TOKYO -- Japan's Olympic coach Senichi
Hoshino has refused to stay on to lead the defending champions
at next year's World Baseball Classic.
The 61-year-old's decision not to answer his country's call
leaves Japanese baseball officials with even fewer options
ahead of the March tournament.
"Even if I am asked I will turn it down," Hoshino told
Thursday's Japanese media. "I have informed [Japan's baseball]
commissioner of my decision."
Hoshino suffered intense criticism after Japan failed to
secure a medal at this year's Beijing Olympics.
"I've already been engulfed in flames once -- why should I
have to drag someone's chestnuts out of the fire again?" he
said on his personal Web site. "I don't want to put my family through that again."

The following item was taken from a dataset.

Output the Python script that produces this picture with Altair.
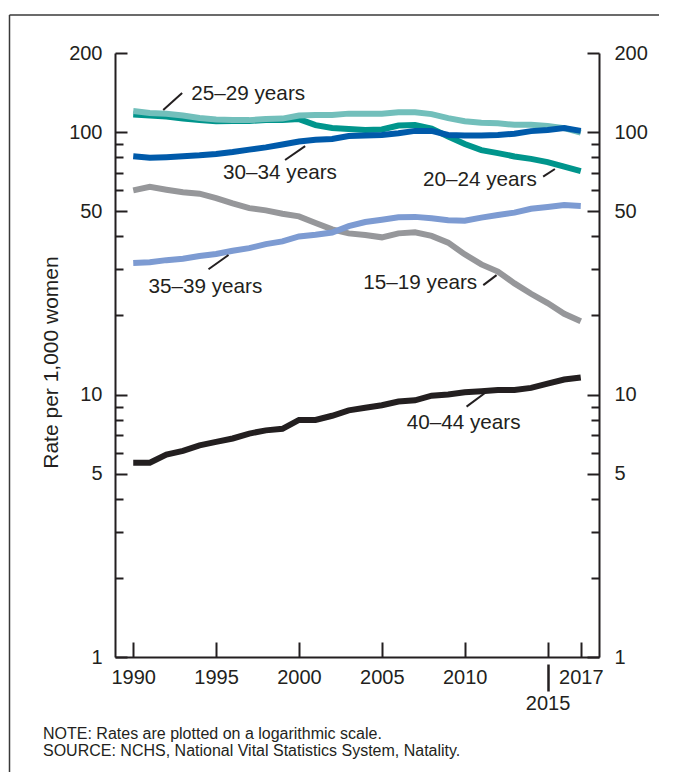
import altair as alt
import pandas as pd

# ---------------- data ----------------
years = list(range(1990, 2018))

series_names = ["15–19 years", "20–24 years", "25–29 years",
                "30–34 years", "35–39 years", "40–44 years"]

rate_15_19 = [59.9, 61.8, 60.3, 59.0, 58.2, 56.0, 53.5, 51.3, 50.3, 48.8,
              47.7, 45.0, 42.6, 41.1, 40.5, 39.7, 41.1, 41.5, 40.2, 37.9,
              34.2, 31.3, 29.4, 26.5, 24.2, 22.3, 20.3, 19.0]
rate_20_24 = [116.5, 115.7, 114.6, 112.6, 111.1, 109.8, 110.1, 110.1, 111.2, 111.0,
              112.0, 106.2, 103.6, 102.6, 101.7, 102.2, 105.9, 106.3, 103.0, 96.2,
              90.0, 85.3, 83.1, 80.7, 79.0, 76.8, 73.8, 71.0]
rate_25_29 = [120.2, 118.2, 117.4, 115.5, 113.0, 111.5, 111.0, 111.0, 112.0, 112.5,
              115.5, 116.0, 116.0, 117.5, 117.5, 117.5, 119.0, 119.0, 117.0, 113.0,
              110.0, 108.5, 108.0, 106.5, 106.5, 105.5, 103.5, 99.5]
rate_30_34 = [80.8, 79.8, 80.2, 80.8, 81.5, 82.5, 83.9, 85.7, 87.4, 89.6,
              92.0, 93.5, 94.0, 96.5, 97.0, 97.5, 99.0, 101.0, 101.0, 97.5,
              97.0, 97.0, 97.5, 98.5, 100.8, 101.8, 103.5, 101.0]
rate_35_39 = [31.7, 31.9, 32.5, 32.9, 33.7, 34.3, 35.3, 36.1, 37.4, 38.3,
              40.0, 40.6, 41.4, 43.8, 45.4, 46.3, 47.3, 47.5, 46.9, 46.1,
              45.9, 47.2, 48.3, 49.3, 51.0, 51.8, 52.7, 52.3]
rate_40_44 = [5.5, 5.5, 5.9, 6.1, 6.4, 6.6, 6.8, 7.1, 7.3, 7.4,
              8.0, 8.0, 8.3, 8.7, 8.9, 9.1, 9.4, 9.5, 9.9, 10.0,
              10.2, 10.3, 10.4, 10.4, 10.6, 11.0, 11.4, 11.6]

all_rates = [rate_15_19, rate_20_24, rate_25_29, rate_30_34, rate_35_39, rate_40_44]

# annotation labels (anchored in data units) and their leader lines
ann_labels = ["25–29 years", "30–34 years", "20–24 years",
              "35–39 years", "15–19 years", "40–44 years"]
ann_year = [1993.50, 1995.42, 2007.48, 1990.92, 2003.88, 2006.50]
ann_rate = [139.6, 69.8, 65.6, 25.75, 26.5, 7.77]
lead_year1 = [1991.81, 1999.16, 2014.73, 1994.54, 2011.12, 2010.11]
lead_rate1 = [121.3, 78.2, 67.6, 30.0, 26.1, 8.99]
lead_year2 = [1992.95, 2000.37, 2015.44, 1995.75, 2011.92, 2011.32]
lead_rate2 = [140.8, 88.4, 72.3, 34.0, 28.5, 10.25]

y_label_values = [1, 5, 10, 50, 100, 200]
y_tick_values = [1, 2, 3, 4, 5, 6, 7, 8, 9, 10, 20, 30, 40, 50, 60, 70, 80, 90, 100, 200]
x_label_years = [1990, 1995, 2000, 2005, 2010, 2017]
x_tick_years = [1990, 1995, 2000, 2005, 2010, 2015, 2017]

note_lines = ["NOTE: Rates are plotted on a logarithmic scale.",
              "SOURCE: NCHS, National Vital Statistics System, Natality."]

colors = ["#96979a", "#00958c", "#72bfbb", "#005aaa", "#7d9bd2", "#231f20"]

# ---------------- tables ----------------
rows = []
for name, vals in zip(series_names, all_rates):
    for yr, v in zip(years, vals):
        rows.append({"year": yr, "rate": v, "group": name})
df = pd.DataFrame(rows)

ann_df = pd.DataFrame({"label": ann_labels, "year": ann_year, "rate": ann_rate})
lead_df = pd.DataFrame({"year": lead_year1, "rate": lead_rate1,
                        "year2": lead_year2, "rate2": lead_rate2})
one_row = pd.DataFrame({"t": [0]})

# ---------------- styling ----------------
W, H = 484, 604
FONT = "Liberation Sans"
INK = "#231f20"

x_scale = alt.Scale(domain=[1988.9, 2018.1], nice=False, zero=False)
y_scale = alt.Scale(type="log", domain=[1, 200], nice=False)

y_tick_size = {"condition": {"test": "indexof([1,5,10,50,100,200], datum.value) >= 0",
                             "value": 12}, "value": 8}

common = dict(grid=False, title=None, labelFlush=False, labelOverlap=False)

base = alt.Chart(df)

# outer frame: only the top and left edges are inside the picture
frame_top = alt.Chart(one_row).mark_rule(stroke="#3a3a3a", strokeWidth=1.5).encode(
    x=alt.value(-105.5), x2=alt.value(W + 60), y=alt.value(-38)
)
frame_left = alt.Chart(one_row).mark_rule(stroke="#3a3a3a", strokeWidth=1.5).encode(
    x=alt.value(-105.5), y=alt.value(-38), y2=alt.value(H + 115)
)

lines = base.mark_line(strokeWidth=6, strokeCap="butt").encode(
    x=alt.X("year:Q", scale=x_scale,
            axis=alt.Axis(orient="bottom", values=x_label_years, format="d", ticks=False,
                          labelPadding=10, domain=True, domainColor=INK, domainWidth=2,
                          labelFont=FONT, labelFontSize=20, labelColor=INK, **common)),
    y=alt.Y("rate:Q", scale=y_scale,
            axis=alt.Axis(orient="left", values=y_label_values, format="d", ticks=False,
                          labelPadding=13, domain=True, domainColor=INK, domainWidth=2,
                          labelFont=FONT, labelFontSize=20, labelColor=INK,
                          grid=False, labelFlush=False, labelOverlap=False,
                          title="Rate per 1,000 women", titleFont=FONT, titleFontSize=21,
                          titleFontWeight="normal", titleColor=INK, titleX=-64, titleY=309,
                          titleBaseline="middle", titleAngle=270)),
    color=alt.Color("group:N", scale=alt.Scale(domain=series_names, range=colors), legend=None),
)

ticks_in = base.mark_line(opacity=0).encode(
    x=alt.X("year:Q", scale=x_scale,
            axis=alt.Axis(orient="top", offset=-H, values=x_tick_years, labels=False,
                          domain=False, ticks=True, tickSize=15, tickWidth=2, tickColor=INK,
                          **common)),
    y=alt.Y("rate:Q", scale=y_scale,
            axis=alt.Axis(orient="right", offset=-W, values=y_tick_values, labels=False,
                          domain=False, ticks=True, tickSize=y_tick_size, tickWidth=2,
                          tickColor=INK, **common)),
    detail="group:N",
)

right_and_2015 = base.mark_line(opacity=0).encode(
    x=alt.X("year:Q", scale=x_scale,
            axis=alt.Axis(orient="bottom", offset=7, values=[2015], format="d",
                          domain=False, ticks=True, tickSize=27, tickWidth=2.5, tickColor=INK,
                          labelPadding=2, labelFont=FONT, labelFontSize=20, labelColor=INK,
                          **common)),
    y=alt.Y("rate:Q", scale=y_scale,
            axis=alt.Axis(orient="right", values=y_label_values, format="d", ticks=False,
                          labelPadding=15, domain=True, domainColor=INK, domainWidth=2,
                          labelFont=FONT, labelFontSize=20, labelColor=INK, **common)),
    detail="group:N",
)

ticks_right = base.mark_line(opacity=0).encode(
    x=alt.X("year:Q", scale=x_scale, axis=None),
    y=alt.Y("rate:Q", scale=y_scale,
            axis=alt.Axis(orient="left", offset=-W, values=y_tick_values, labels=False,
                          domain=False, ticks=True, tickSize=y_tick_size, tickWidth=2,
                          tickColor=INK, **common)),
    detail="group:N",
)

leaders = alt.Chart(lead_df).mark_rule(strokeWidth=2, color=INK).encode(
    x=alt.X("year:Q", scale=x_scale, axis=None),
    x2="year2:Q",
    y=alt.Y("rate:Q", scale=y_scale, axis=None),
    y2="rate2:Q",
)

labels = alt.Chart(ann_df).mark_text(align="left", baseline="middle", font=FONT,
                                     fontSize=20.7, color=INK).encode(
    x=alt.X("year:Q", scale=x_scale, axis=None),
    y=alt.Y("rate:Q", scale=y_scale, axis=None),
    text="label:N",
)

note1 = alt.Chart(one_row).mark_text(align="left", baseline="alphabetic", font=FONT,
                                     fontSize=16, color=INK, text=note_lines[0]).encode(
    x=alt.value(-72), y=alt.value(686))
note2 = alt.Chart(one_row).mark_text(align="left", baseline="alphabetic", font=FONT,
                                     fontSize=16, color=INK, text=note_lines[1]).encode(
    x=alt.value(-72), y=alt.value(703))

chart = alt.layer(
    frame_top, frame_left, lines, ticks_in, right_and_2015, ticks_right,
    leaders, labels, note1, note2
).resolve_axis(x="independent", y="independent").properties(
    width=W, height=H,
    padding={"left": 107, "top": 45, "right": 60, "bottom": 115},
    autosize=alt.AutoSizeParams(type="none"),
    background="white",
).configure_view(stroke="transparent")

chart.save("out.html", embed_options={"renderer": "svg", "actions": False})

Japanese officials told Reuters they had yet to make a
decision on who would be in charge of the team at the WBC but
were scheduled to unveil the new coach later this month.
Japan's baseball commissioner Ryozo Kato conceded Hoshino's
withdrawal from the running was a blow.
"It was a shame to hear that," said Kato. "But we have no
alternative other than to accept his decision."
No active coaches have emerged as serious candidates,
prompting Ichiro Suzuki to demand Japanese officials
stop dragging their feet.
The Seattle Mariners outfielder, who helped Japan win the inaugural
WBC tournament in 2006, said the confusion could have a
negative impact on the team's chances of defending their title.
Sadaharu Oh guided Japan to victory two years ago. but the
68-year-old has turned down the opportunity to take the job
again for health reasons.
Japan lost to eventual gold medalists South Korea in the
semifinals at the Beijing Olympics in August before being
beaten by the United States in the bronze-medal game.